Congresswoman Bonamici, who represents Oregon's 1st District, released a statement through her office, notes she was "proud to advocate for federal funding" for OMIC.

"This is great news for Oregon," Bonamici states. "I am thrilled to see that the Economic Development Administration recognizes the potential of the Oregon Manufacturing Innovation Center. OMIC will help students and workers learn the skills they need to work in today's economy, where advanced manufacturing is increasingly technical, while also advancing research and development that helps industries compete and thrive."

To date, the center has seen over $15 million in state and business investment.

Upon inception, the Oregon Legislature allotted $7.5 million for the new center, modeled after the Advanced Manufacturing Research Center in Sheffield, England.

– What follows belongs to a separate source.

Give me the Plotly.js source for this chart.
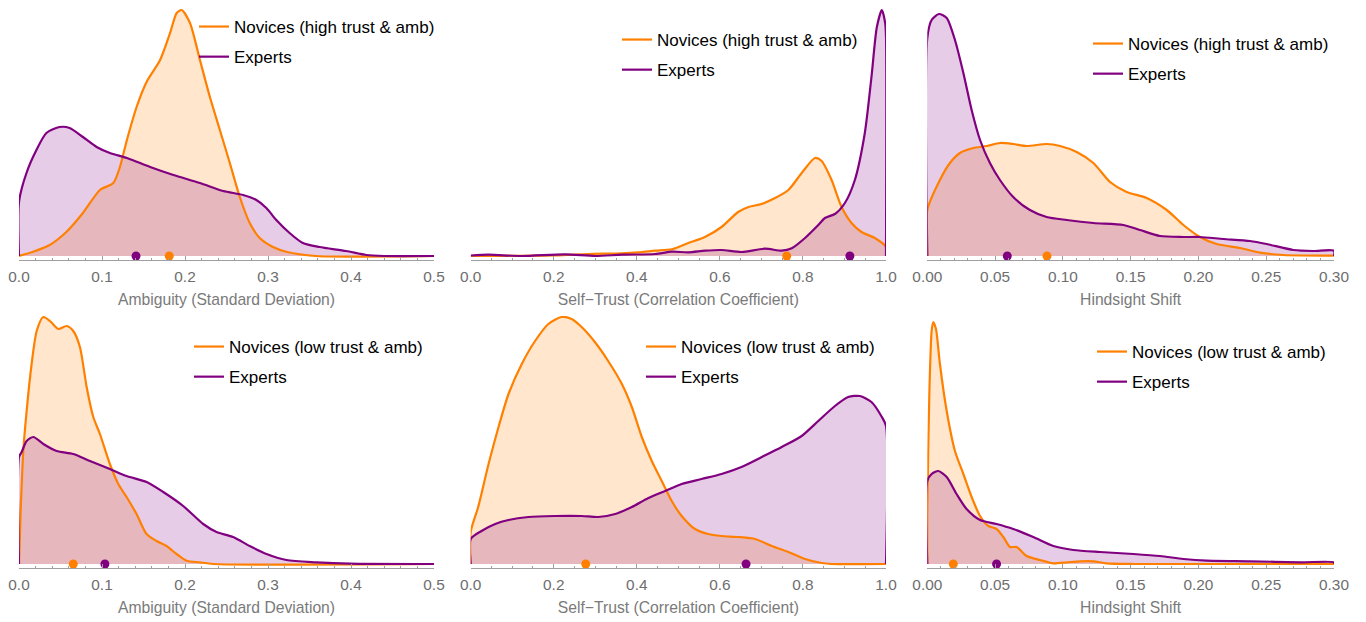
<!DOCTYPE html>
<html>
<head>
<meta charset="utf-8">
<script src="https://cdn.plot.ly/plotly-3.0.1.min.js"></script>
<style>html,body{margin:0;padding:0;background:#fff;}#chart{width:1366px;height:622px;}</style>
</head>
<body>
<div id="chart"></div>
<script>
// ---- Data (density curves; heights in relative units) ----
// Panel 1: Ambiguity, high trust & amb
const ambHighNovX = [0,0.017,0.037,0.057,0.077,0.0975,0.1136,0.1216,0.13,0.1417,0.1537,0.17,0.182,0.19,0.196,0.206,0.218,0.23,0.242,0.254,0.266,0.278,0.29,0.306,0.322,0.358,0.5];
const ambHighNovY = [0,4.3,11,24,43,66,73,89,116,149,174,196,223,243,246,233,196,159,126,93,59,33,18,9,4.3,0,0];
const ambHighExpX = [0,0,0.009,0.021,0.033,0.049,0.061,0.077,0.0935,0.1095,0.13,0.158,0.186,0.218,0.246,0.27,0.286,0.298,0.31,0.326,0.342,0.362,0.394,0.4185,0.44,0.5];
const ambHighExpY = [0,54,83,106,123,129,128,119,109,103,98,89,81,73,65,61,56,48,36,23,13,9,5,1,0,0];
const ambHighMeans = [0.181, 0.141]; // [Novices, Experts]

// Panel 2: Self-Trust, high trust & amb
const trustHighNovX = [0,0.203,0.283,0.364,0.404,0.444,0.484,0.524,0.564,0.604,0.644,0.669,0.70,0.733,0.765,0.797,0.829,0.845,0.869,0.893,0.917,0.941,0.973,1.0,1.0];
const trustHighNovY = [0,0.7,2,2.7,3.7,5.3,6.7,13,19,29,44,49,52,58,66,83,98,95,76,49,33,24,18,9,0];
const trustHighExpX = [0,0.043,0.123,0.227,0.3,0.364,0.444,0.484,0.524,0.564,0.604,0.652,0.709,0.749,0.773,0.805,0.837,0.853,0.877,0.901,0.925,0.949,0.965,0.978,0.99,0.998,1.0,1.0];
const trustHighExpY = [0.5,1.3,0,1.7,0,1.3,2,4.3,3.7,5.3,6,4,7.3,5.3,7.7,18,31,38,42,53,76,123,179,229,246,233,220,0];
const trustHighMeans = [0.761, 0.913];

// Panel 3: Hindsight Shift, high trust & amb
const hindHighNovX = [0,0,0.0093,0.0167,0.0241,0.0339,0.0438,0.0536,0.0634,0.0733,0.088,0.0979,0.1102,0.1225,0.1348,0.147,0.1618,0.1766,0.1889,0.2011,0.2134,0.2307,0.2454,0.2626,0.30];
const hindHighNovY = [0,46,76,93,103,108,110,113,112,110,112,110,104,93,74,64,58,46,31,19,12,8,3.3,1,0.3];
const hindHighExpX = [0,0,0.0032,0.0086,0.0143,0.0204,0.0266,0.0327,0.0389,0.0462,0.0536,0.0634,0.0757,0.088,0.1028,0.1225,0.1446,0.1569,0.1716,0.1889,0.2011,0.2184,0.238,0.2503,0.27,0.2848,0.30,0.30];
const hindHighExpY = [0,218,236,242,238,216,183,146,116,93,76,59,46,39,36,33,31,26,20,19,19,17,15,12,6,5,5.3,0];
const hindHighMeans = [0.0883, 0.059];

// Panel 4: Ambiguity, low trust & amb
const ambLowNovX = [0,0.002,0.0052,0.0092,0.0152,0.0213,0.0293,0.0373,0.0473,0.0574,0.0654,0.0734,0.0815,0.0895,0.0975,0.1095,0.1196,0.1296,0.1416,0.1537,0.1657,0.1777,0.1898,0.2018,0.2179,0.234,0.5];
const ambLowNovY = [0,53,113,153,200,233,247,243,235,238,233,217,177,147,130,100,80,67,50,30,23,18,10,3.3,1.7,0,0];
const ambLowExpX = [0,0,0.0032,0.0092,0.0173,0.0293,0.0453,0.0654,0.0855,0.1095,0.1296,0.1537,0.1738,0.1978,0.2219,0.238,0.258,0.278,0.2982,0.3222,0.3583,0.3985,0.5];
const ambLowExpY = [0,107,112,123,127,120,113,110,103,95,88,82,72,58,40,32,27,18,10,4,1.7,0.3,0];
const ambLowMeans = [0.0654, 0.1035];

// Panel 5: Self-Trust, low trust & amb
const trustLowNovX = [0,0,0.018,0.043,0.067,0.091,0.123,0.155,0.187,0.219,0.243,0.267,0.299,0.331,0.364,0.388,0.412,0.436,0.46,0.484,0.508,0.54,0.572,0.604,0.644,0.685,0.725,0.765,0.805,0.845,0.869,1.0];
const trustLowNovY = [0,32,57,100,137,170,200,223,240,247,245,237,222,203,180,157,127,103,83,63,48,35,30,28,27,25,18,12,5,1,0,0];
const trustLowExpX = [0,0,0.026,0.059,0.091,0.139,0.203,0.267,0.307,0.348,0.388,0.428,0.468,0.508,0.556,0.604,0.652,0.701,0.749,0.797,0.837,0.877,0.909,0.937,0.965,0.99,1.0,1.0];
const trustLowExpY = [0,25,33,40,44,47,48,48,47,50,57,66,73,80,85,90,97,107,117,128,143,158,167,168,162,147,138,0];
const trustLowMeans = [0.277, 0.663];

// Panel 6: Hindsight Shift, low trust & amb
const hindLowNovX = [0,0,0.0015,0.0032,0.0044,0.0064,0.0093,0.0143,0.0204,0.0266,0.0327,0.0389,0.045,0.0511,0.0561,0.061,0.0659,0.0733,0.0831,0.093,0.1028,0.1126,0.1225,0.1323,0.152,0.30];
const hindLowNovY = [0,53,170,233,242,235,200,153,113,90,67,48,38,35,27,17,17,8,4,0.7,1.7,2.7,2.7,0.7,0,0];
const hindLowExpX = [0,0,0.0032,0.0081,0.0143,0.0216,0.029,0.0389,0.0511,0.0634,0.0782,0.093,0.1077,0.1274,0.152,0.1716,0.1889,0.206,0.238,0.275,0.30,0.30];
const hindLowExpY = [0,83,90,93,87,70,55,44,40,35,27,18,14,12,10,8,5,3.3,2.7,1.7,1.7,0];
const hindLowMeans = [0.0192, 0.0511];

const seriesNames = ['Novices (high trust & amb)', 'Novices (low trust & amb)', 'Experts'];
const axisTitles = ['Ambiguity (Standard Deviation)', 'Self\u2212Trust (Correlation Coefficient)', 'Hindsight Shift'];
const ambTicks = [0, 0.1, 0.2, 0.3, 0.4, 0.5];
const trustTicks = [0, 0.2, 0.4, 0.6, 0.8, 1.0];
const hindTicks = [0, 0.05, 0.10, 0.15, 0.20, 0.25, 0.30];

// ---- Styling ----
const ORANGE = '#FF8000', PURPLE = '#800080';
const ORANGE_FILL = 'rgba(255,128,0,0.2)', PURPLE_FILL = 'rgba(128,0,128,0.2)';
const FONT = 'Liberation Sans, Arial, Helvetica, sans-serif';

const panels = [
  {nx: ambHighNovX, ny: ambHighNovY, ex: ambHighExpX, ey: ambHighExpY, means: ambHighMeans, nov: seriesNames[0], title: axisTitles[0], ticks: ambTicks, fmt: '.1f', minor: 0.02, row: 0, col: 0, leg: [234, 9]},
  {nx: trustHighNovX, ny: trustHighNovY, ex: trustHighExpX, ey: trustHighExpY, means: trustHighMeans, nov: seriesNames[0], title: axisTitles[1], ticks: trustTicks, fmt: '.1f', minor: 0.05, row: 0, col: 1, leg: [657, 22]},
  {nx: hindHighNovX, ny: hindHighNovY, ex: hindHighExpX, ey: hindHighExpY, means: hindHighMeans, nov: seriesNames[0], title: axisTitles[2], ticks: hindTicks, fmt: '.2f', minor: 0.01, row: 0, col: 2, leg: [1128, 26]},
  {nx: ambLowNovX, ny: ambLowNovY, ex: ambLowExpX, ey: ambLowExpY, means: ambLowMeans, nov: seriesNames[1], title: axisTitles[0], ticks: ambTicks, fmt: '.1f', minor: 0.02, row: 1, col: 0, leg: [229, 329]},
  {nx: trustLowNovX, ny: trustLowNovY, ex: trustLowExpX, ey: trustLowExpY, means: trustLowMeans, nov: seriesNames[1], title: axisTitles[1], ticks: trustTicks, fmt: '.1f', minor: 0.05, row: 1, col: 1, leg: [681, 329]},
  {nx: hindLowNovX, ny: hindLowNovY, ex: hindLowExpX, ey: hindLowExpY, means: hindLowMeans, nov: seriesNames[1], title: axisTitles[2], ticks: hindTicks, fmt: '.2f', minor: 0.01, row: 1, col: 2, leg: [1132, 334]}
];

const W = 1366, H = 622;
const colPx = [[19, 434], [470.7, 886], [927.3, 1334]];
const rowPx = [[8, 260], [316, 568]]; // [top, bottom] in px

const fills = [], lines = [], dots = [];
const layout = {
  width: W, height: H,
  margin: {l: 0, r: 0, t: 0, b: 0},
  paper_bgcolor: '#fff', plot_bgcolor: 'rgba(0,0,0,0)',
  showlegend: true,
  font: {family: FONT}
};

panels.forEach((p, i) => {
  const k = i + 1;
  const sfx = (k === 1 ? '' : String(k));
  const xa = 'x' + sfx, ya = 'y' + sfx;
  const legName = 'legend' + sfx;
  const xr = [p.ticks[0], p.ticks[p.ticks.length - 1]];
  const groups = [
    {x: p.nx, y: p.ny, name: p.nov, color: ORANGE, fill: ORANGE_FILL, g: 'n' + k},
    {x: p.ex, y: p.ey, name: seriesNames[2], color: PURPLE, fill: PURPLE_FILL, g: 'e' + k}
  ];
  groups.forEach(s => {
    fills.push({
      type: 'scatter', mode: 'lines', x: s.x, y: s.y, xaxis: xa, yaxis: ya,
      line: {width: 0, shape: 'spline', smoothing: 0.7, color: s.color},
      fill: 'tozeroy', fillcolor: s.fill, showlegend: false, hoverinfo: 'skip'
    });
    lines.push({
      type: 'scatter', mode: 'lines', x: s.x, y: s.y, xaxis: xa, yaxis: ya,
      name: s.name, legend: legName, legendgroup: s.g,
      line: {color: s.color, width: 2.2, shape: 'spline', smoothing: 0.7},
      hoverinfo: 'skip'
    });
  });
  dots.push({
    type: 'scatter', mode: 'markers', x: p.means, y: [0, 0], xaxis: xa, yaxis: ya,
    marker: {color: [ORANGE, PURPLE], size: 9}, showlegend: false, cliponaxis: false, hoverinfo: 'skip'
  });
  const [cx0, cx1] = colPx[p.col];
  const [ry0, ry1] = rowPx[p.row];
  layout['xaxis' + sfx] = {
    domain: [cx0 / W, cx1 / W], anchor: ya, range: xr,
    showgrid: false, zeroline: false, showline: true, linecolor: '#a0a0a0', linewidth: 1,
    ticks: 'inside', ticklen: 4, tickwidth: 1, tickcolor: '#a0a0a0',
    tickvals: p.ticks, tickformat: p.fmt, ticklabelstandoff: 3,
    minor: {ticks: 'inside', ticklen: 2.5, tickcolor: '#a0a0a0', dtick: p.minor, showgrid: false},
    tickfont: {family: FONT, size: 15.4, color: '#6e6e6e'},
    title: {text: p.title, font: {family: FONT, size: 15.7, color: '#7a7a7a'}, standoff: 9},
    fixedrange: true
  };
  const top = 252 - 4; // px from baseline to top of domain
  layout['yaxis' + sfx] = {
    domain: [1 - ry1 / H, 1 - ry0 / H], anchor: xa, range: [-4, top],
    visible: false, showgrid: false, zeroline: false, fixedrange: true
  };
  layout[legName] = {
    x: (p.leg[0] - 40) / W, y: 1 - p.leg[1] / H, xanchor: 'left', yanchor: 'top',
    bgcolor: 'rgba(0,0,0,0)', borderwidth: 0,
    font: {family: FONT, size: 17, color: '#000'},
    tracegroupgap: 5, itemclick: false, itemdoubleclick: false
  };
});

Plotly.newPlot('chart', fills.concat(lines, dots), layout, {staticPlot: true, displayModeBar: false});
</script>
</body>
</html>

Then came buy-in from business partnerships — 19 of them since July. In April, the center received its first major piece of equipment with the arrival of a $3 million WFL M 80 mill-turn. Over the next few weeks a large mill is set to arrive. SPOTLIGHT FILE PHOTO - A WFL Millturn M80 machine at OMIC in Scappoose gets delivered in April. The millturn was one of the first major pieces of equipment to arrive at the center. A new federal grant could help bring in more industrial machines.

Despite big money thrusted at the center, by outward accounts OMIC appears unassuming.

Nestled adjacent from a gravel mining operation, the center's parking lot appears nearly empty. The building is large, but quiet, with empty offices and conference rooms.

Campbell says that will soon change.

"We actually are going to have people doing a set of research in the next three to four weeks on one of our existing projects," Campbell says. "Things are going to be much more active. What we're doing now is essentially the start-up phase. Within the next couple of weeks you're going to start seeing construction on the road going into OMIC."

Campbell says the building will undergo changes to include an HVAC system in one of the upper bays to prevent metals from expanding or contracting. Additionally, office spaces will be opened up to make for a more collaborative environment, Campbell says.

On top of that, OSG Tools has plans to construct a new building right next to OMIC, according to Campbell.

"You're going to probably see maybe one to two more buildings popping up as we start to expand," he says.